- [Goal of the exercise]: Identify the lines that contain the string "with", then copy each of them.

- [Record extracts]:
%%
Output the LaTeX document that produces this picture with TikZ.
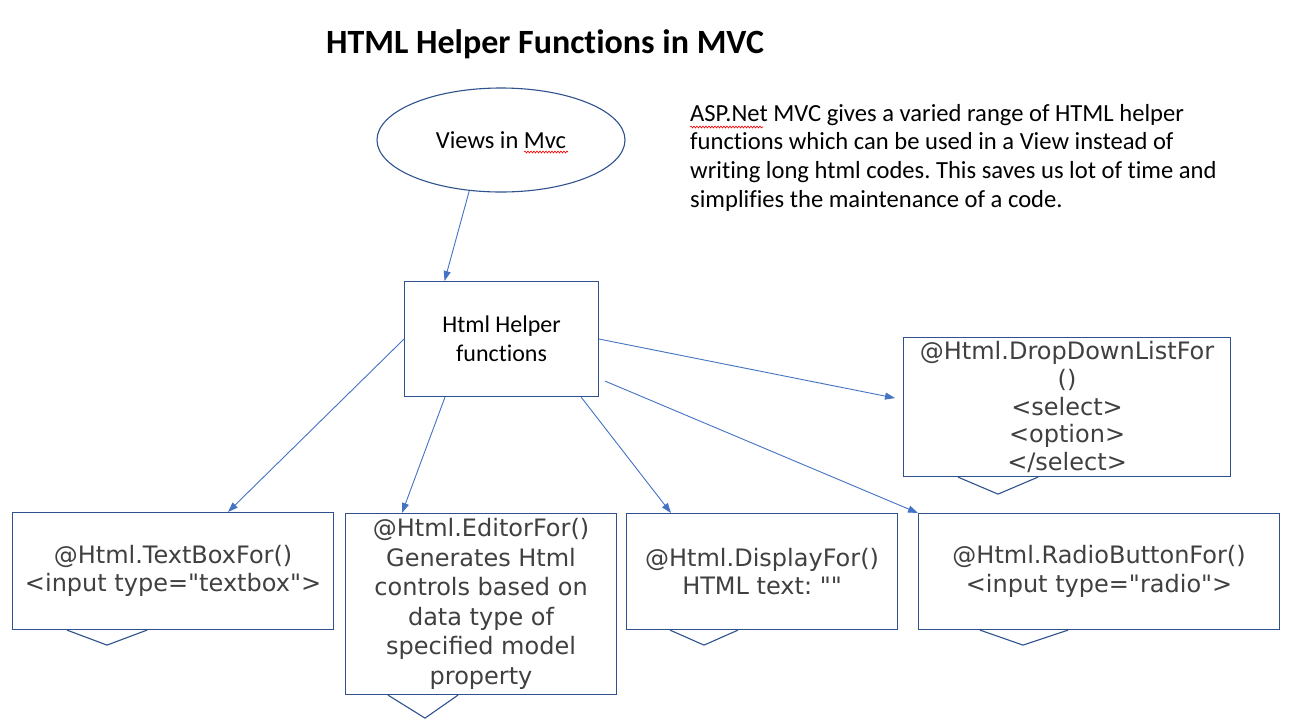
\documentclass[tikz,border=0pt]{standalone}
\usepackage{fontspec}
\setmainfont[Ligatures=NoCommon]{Carlito}
\newfontfamily\boxfont[Ligatures=TeXOff]{DejaVu Sans}
\usetikzlibrary{arrows.meta,shapes.geometric,decorations.pathmorphing}
\definecolor{arrowblue}{HTML}{4472C4}
\definecolor{edgeblue}{HTML}{2F528F}
\definecolor{txtgray}{HTML}{404040}
\frenchspacing
\begin{document}
\begin{tikzpicture}[x=1pt,y=-1pt,
  conn/.style={draw=arrowblue, line width=0.9pt, -{Triangle[length=10pt,width=7pt]}},
  edge/.style={draw=edgeblue, line width=1.1pt},
  callout/.style={draw=edgeblue, line width=1.1pt, anchor=north west, inner sep=0pt,
    align=center, text=txtgray, font=\boxfont\fontsize{24}{28.5}\selectfont},
  squiggle/.style={draw=red, line width=0.6pt, decorate,
    decoration={snake, amplitude=1pt, segment length=3pt}}
]
\useasboundingbox (0,0) rectangle (1295,721);
\fill[white] (0,0) rectangle (1295,721);

% title and description
\node[anchor=base, inner sep=0pt, font=\bfseries\fontsize{34}{40}\selectfont] (title) at (545,53) {HTML Helper Functions in MVC};
\node[anchor=north west, align=left, inner sep=0pt, font=\fontsize{24.6}{28.7}\selectfont] (desc) at (690,104)
  {ASP.Net MVC gives a varied range of HTML helper\\functions which can be used in a View instead of\\writing long html codes. This saves us lot of time and\\simplifies the maintenance of a code.};
\draw[squiggle] (690,127) -- (763,127);

% top nodes
\node[ellipse, draw=edgeblue, line width=1.1pt, minimum width=248pt, minimum height=104pt, inner sep=0pt,
  font=\fontsize{24.5}{28}\selectfont] (views) at (501,140) {Views in Mvc};
\draw[squiggle] (524,152) -- (568,152);

\node[draw=edgeblue, line width=1.1pt, minimum width=194pt, minimum height=115pt, anchor=north west,
  align=center, font=\fontsize{24}{29}\selectfont] (helper) at (404,281) {Html Helper\\functions};

% callouts
\node[callout, minimum width=321pt, minimum height=117pt] (tb) at (12,512)
  {@Html.TextBoxFor()\\<input type="textbox">};
\node[callout, minimum width=271pt, minimum height=181pt, font=\boxfont\fontsize{24}{29.5}\selectfont] (ed) at (345,513)
  {@Html.EditorFor()\\Generates Html\\controls based on\\data type of\\specified model\\property};
\node[callout, minimum width=271pt, minimum height=116pt] (dp) at (626,513)
  {@Html.DisplayFor()\\HTML text: ""};
\node[callout, minimum width=361pt, minimum height=116pt] (rb) at (918,513)
  {@Html.RadioButtonFor()\\<input type="radio">};
\node[callout, minimum width=327pt, minimum height=139pt, font=\boxfont\fontsize{24}{27.8}\selectfont] (dd) at (903,337)
  {@Html.DropDownListFor\\()\\<select>\\<option>\\</select>};

% callout pointers
\draw[edge] ([xshift=55pt]tb.south west) -- ([xshift=95pt,yshift=-15pt]tb.south west) -- ([xshift=135pt]tb.south west);
\draw[edge] ([xshift=43pt]ed.south west) -- ([xshift=80pt,yshift=-23pt]ed.south west) -- ([xshift=113pt]ed.south west);
\draw[edge] ([xshift=44pt]dp.south west) -- ([xshift=78pt,yshift=-15pt]dp.south west) -- ([xshift=112pt]dp.south west);
\draw[edge] ([xshift=62pt]rb.south west) -- ([xshift=105pt,yshift=-15pt]rb.south west) -- ([xshift=150pt]rb.south west);
\draw[edge] ([xshift=55pt]dd.south west) -- ([xshift=95pt,yshift=-17pt]dd.south west) -- ([xshift=135pt]dd.south west);

% connectors
\draw[conn] (views.238) -- ([xshift=-57pt]helper.north);
\draw[conn] (helper.west) -- ([xshift=216pt]tb.north west);
\draw[conn] ([xshift=41pt]helper.south west) -- ([xshift=57pt]ed.north west);
\draw[conn] ([xshift=-18pt]helper.south east) -- ([xshift=45pt]dp.north west);
\draw[conn] ([xshift=6pt,yshift=16pt]helper.south east) -- (rb.north west);
\draw[conn] (helper.east) -- ([xshift=-8pt,yshift=9pt]dd.west);
\end{tikzpicture}
\end{document}
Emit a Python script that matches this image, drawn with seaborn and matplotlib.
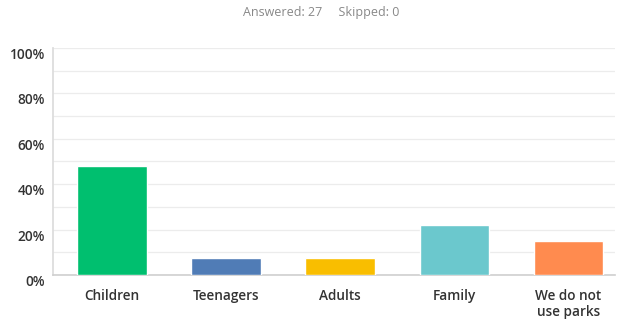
import pandas as pd
import numpy as np
import seaborn as sns
import matplotlib.pyplot as plt
from matplotlib.ticker import MultipleLocator

# survey answers (percent of 27 respondents)
categories = ['Children', 'Teenagers', 'Adults', 'Family', 'We do not\nuse parks']
percents = [48.15, 7.41, 7.41, 22.22, 14.81]
bar_colors = ['#00bf6f', '#507cb6', '#f9be00', '#6bc8cd', '#ff8b4f']
y_ticks = [0, 20, 40, 60, 80, 100]

sns.set_theme(style='white')
plt.rcParams['font.family'] = ['Open Sans', 'DejaVu Sans']

df = pd.DataFrame({'answer': categories, 'pct': percents})

fig = plt.figure(figsize=(6.17, 3.19), dpi=100)
ax = fig.add_axes([0.086, 0.138, 0.911, 0.712])

sns.barplot(data=df, x='answer', y='pct', hue='answer', palette=bar_colors,
            legend=False, width=0.61, saturation=1, ax=ax, zorder=3)

ax.set_ylim(0, 100)
ax.set_xlim(-0.518, 4.41)
ax.set_yticks(y_ticks)
ax.set_yticklabels([f'{t}%' for t in y_ticks])
ax.yaxis.set_minor_locator(MultipleLocator(10))
ax.grid(axis='y', which='both', color='#ececec', linewidth=0.9, zorder=0)
ax.set_xlabel('')
ax.set_ylabel('')

for s in ['top', 'right']:
    ax.spines[s].set_visible(False)
ax.spines['left'].set_color('#dcdcdc')
ax.spines['bottom'].set_color('#cfcfcf')
ax.spines['bottom'].set_linewidth(1.2)

ax.tick_params(axis='both', length=0, labelsize=9.8, labelcolor='#333333')
ax.tick_params(axis='x', pad=10)
ax.tick_params(axis='y', pad=6)
for lbl in ax.get_xticklabels() + ax.get_yticklabels():
    lbl.set_fontweight('semibold')
for lbl in ax.get_yticklabels():
    lbl.set_verticalalignment('top')

fig.text(0.52, 0.96, 'Answered: 27     Skipped: 0', ha='center', va='center',
         fontsize=9, color='#888888')

plt.savefig('out.png', dpi=100)
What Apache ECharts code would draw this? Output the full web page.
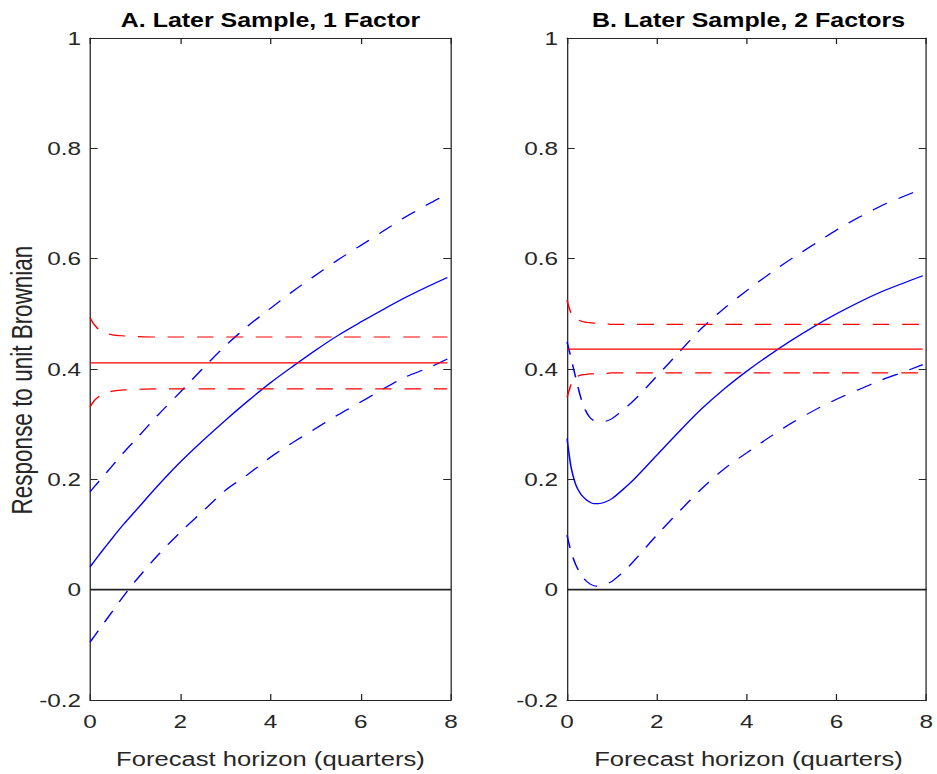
%%
- [Worked answer]:
Output the LaTeX document that produces this picture with TikZ.
Emit a Python script that matches this image, drawn with seaborn and matplotlib.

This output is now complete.